There are actually a number of areas that we agree on in relation to Brexit.
Two, while it's very exciting to see Theresa May and Jeremy Corbyn, the leader the opposition, entering into cross-party talks to see if they can work out a Brexit deal, the truth is these talks aren't really the ballgame. For a start, they don't really get on. They don't trust each other. They don't particularly like each other.
And the chances of them reaching a consensus are relatively low. They have a fundamentally different view about the way the process should work. Furthermore, even if Jeremy Corbyn felt he had a deal with Theresa May, he knows that she's going as prime minister soon, and that whatever he works out is actually going to have to be implemented by another conservative leader.
Three-- even if Jeremy Corbyn and Theresa May can't find a solution themselves, the prime minister has agreed to abide by the will of Parliament. She's agreed to hold more votes next week to find out where the majority position is, and has said her government will go along with it.
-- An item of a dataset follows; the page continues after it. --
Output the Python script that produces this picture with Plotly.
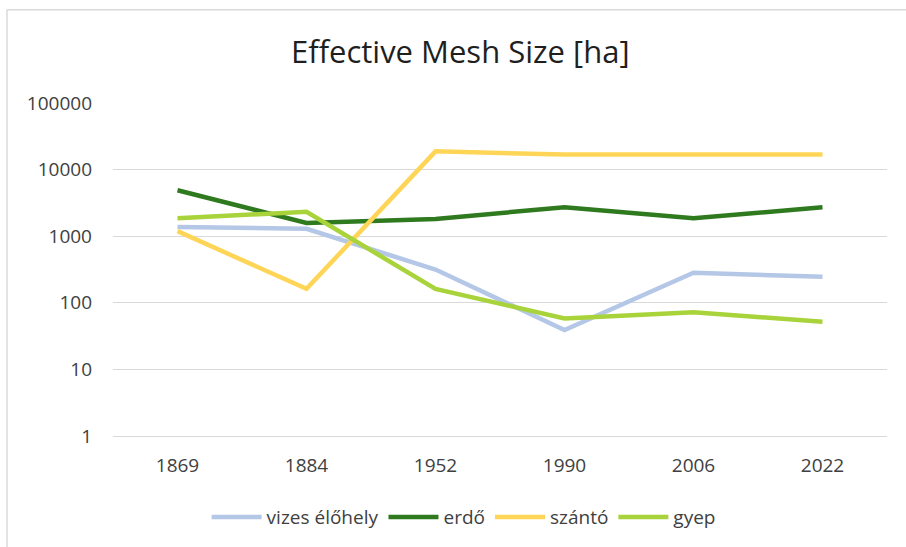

Four-- although Theresa May has said she will abide by the will of Parliament, the actual voting mechanism for ascertaining that will is yet to be sorted out. We know that in previous indicative votes, Parliament failed to deliver a majority for anything. So the chances are that the government is going to come up with a voting system in which a winner has to emerge-- maybe by preferential votes, maybe by single transferable vote, maybe by some other mechanism. The way that's structured and the ideas that are allowed to be put into that could be fundamental in determining what happens.
Will no deal be allowed to be an option in those votes? If it is, it could make it far harder for Theresa May to get a majority for her deal. If it's not, then her deal immediately becomes the most hard line Brexit option, and one around which a lot of MPs will coalesce.
No Brexit.
Five, campaigners for a second referendum believe they now have a real chance of getting their desire. But a referendum itself doesn't settle what the future direction is. The MPs have still got to decide which path they take, as well as whether they want to attach a referendum to that destination.
They're still going to have to choose the Prime Minister's deal, a permanent customs union, the so-called Common Market 2.0 option, and then decide whether they want a referendum added to that.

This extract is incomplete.